5.) Theme and Players: Okay, your dice are spaceships - right? And they must travel down the spiral, using other ships to warp downwards - okay? The believability of the theme isn't quite there, but it doesn't matter; it's just an excuse to make this abstract strategy game. It works quite well with both two and three players, which is an oddity for this type of game. After several games with each, I can't really decide which I like more. There's the slightest bit more chaos in a three-player game but also more options and opportunities to bounce off of other players' dice.
6.) Fun Factor: I think it's great how dice are used in this game, yet I would in no way consider it a dice rolling game. It's great fun to set up a chain by which you can warp a die four or five levels down, and just as much fun to move a critical die in the chain that your opponent was about to use.
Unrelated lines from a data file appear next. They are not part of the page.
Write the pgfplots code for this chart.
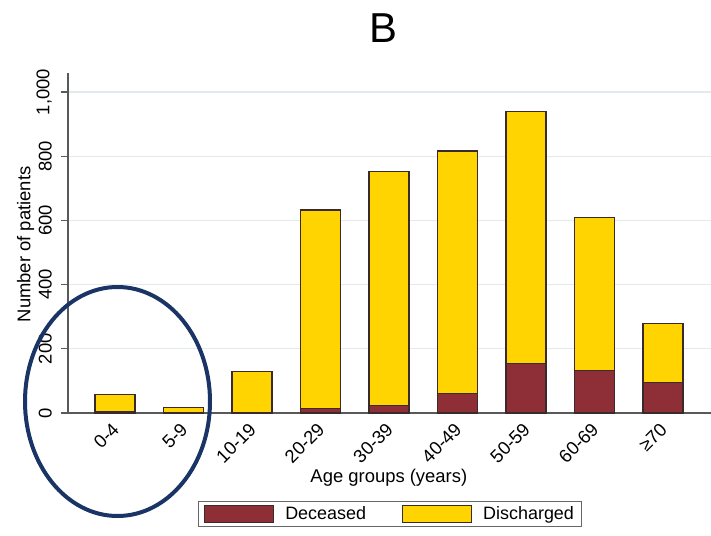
\documentclass[border=0pt]{standalone}
\usepackage{pgfplots}
\pgfplotsset{compat=1.18}
\usepackage{fontspec}
\setmainfont{Liberation Sans}
\definecolor{dec}{HTML}{8E2F38}
\definecolor{dis}{HTML}{FFD400}
\definecolor{edge}{HTML}{3A2A2A}
\definecolor{gridc}{HTML}{E3EAED}
\definecolor{navy}{HTML}{1B3466}
\begin{document}
\begin{tikzpicture}
\useasboundingbox (0bp,0bp) rectangle (711bp,-536bp);
\begin{axis}[
  at={(68bp,-413bp)}, anchor=south west,
  scale only axis, width=643bp, height=340bp,
  xmin=-0.686, xmax=8.70, ymin=0, ymax=1059,
  enlargelimits=false,
  axis x line*=bottom, axis y line*=left,
  axis line style={-, draw=black!65, line width=1.2bp},
  ybar stacked, bar width=40bp,
  xtick={0,...,8},
  xticklabels={0-4,5-9,10-19,20-29,30-39,40-49,50-59,60-69,≥70},
  x tick label style={xshift=-4bp, rotate=45, anchor=north east, font=\fontsize{18.5}{18.5}\selectfont, inner sep=1bp},
  xtick style={draw=none},
  ytick={0,200,400,600,800,1000},
  /pgf/number format/assume math mode=true,
  /pgf/number format/1000 sep={,},
  y tick label style={rotate=90, anchor=south, font=\fontsize{18.5}{18.5}\selectfont, inner sep=2bp, yshift=7bp},
  ytick style={draw=black!65, line width=1.2bp},
  tick align=outside, major tick length=7bp,
  ymajorgrids, grid style={color=gridc, line width=1.2bp},
  xlabel={Age groups (years)},
  xlabel style={at={(axis description cs:0.499,-0.189)}, anchor=center, font=\fontsize{18.5}{18.5}\selectfont},
  ylabel={Number of patients},
  ylabel style={at={(axis description cs:-0.066,0.496)}, anchor=center, font=\fontsize{18.5}{18.5}\selectfont},
  title={B},
  title style={at={(axis description cs:0.49,1.114)}, anchor=center, font=\fontsize{42}{42}\selectfont},
  legend columns=2,
  legend style={at={(axis description cs:0.5008,-0.297)}, anchor=center,
    draw=black!60, line width=1bp, font=\fontsize{18}{18}\selectfont,
    inner xsep=6bp, inner ysep=3bp,
    /tikz/every even column/.append style={column sep=34bp}},
  legend image code/.code={\draw[#1, line width=1.2bp] (0bp,-8.5bp) rectangle (69bp,8.5bp); \path (0bp,0bp) (78bp,0bp);},
]
\addplot[fill=dec, draw=edge, line width=1.2bp] coordinates {(0,5) (1,1) (2,1) (3,14) (4,23) (5,61) (6,155) (7,132) (8,94)};
\addlegendentry{Deceased}
\addplot[fill=dis, draw=edge, line width=1.2bp] coordinates {(0,53) (1,15) (2,129) (3,618) (4,729) (5,755) (6,783) (7,478) (8,186)};
\addlegendentry{Discharged\hspace{5bp}}
\end{axis}
\draw[navy, line width=4bp] (117.5bp,-401.5bp) ellipse [x radius=92.5bp, y radius=114.5bp];
\end{tikzpicture}
\end{document}
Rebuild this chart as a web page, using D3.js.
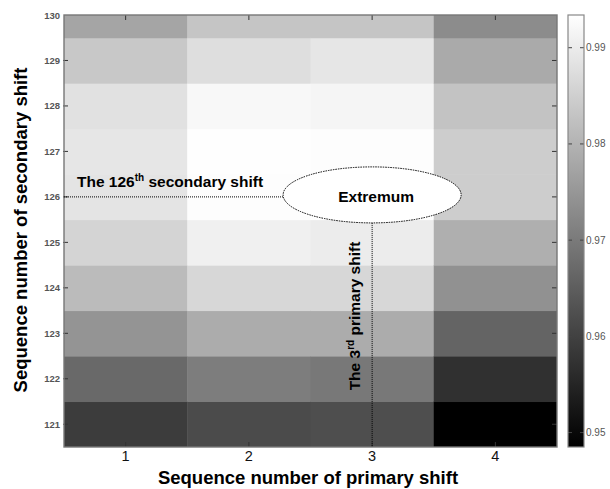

Players can set up moves in advance; but because everyone can see each move, it's hard to surprise a good player.
Warp 6 is one of my favorite recipes for an abstract strategy game - a dash of luck seasoned with some easy but viable strategy. It's not the best looking or themed game I've ever played, but it certainly is worth the price. If you're looking for a two or three player abstract game - one that can be played in about thirty minutes or less, then Warp 6 is worth checking out. I've been pleasantly surprised by recent plays and think that this will join what has become my regular rotation of strategy games.
"Real men play board games"
Each player has six dice in his color: three four-sided, two six-sided, and one eight-sided. Dice begin on the first 18 spaces of the 127-space spiral path. Players in turn roll a die and place the number face up on the farthest unoccupied space from the Exit. On a turn you may either: (a) increase or reduce (by one) the value of a single friendly die; or (b) move a friendly die forward the number of spaces of its current value. A die that lands on an unoccupied space is transferred to the next inner ring; it must continue on this inward path until it finally reaches an unoccupied space, at which point it is re-rolled. Shortcuts created by making multiple transfers can be tremendously satisfying. You win when your fourth die reaches the central space. They key to victory is knowing how to make the best use of both enemy and friendly dice. With its simple and innovative rules, this captivating challenge is guaranteed to reward the patient, calculating strategist.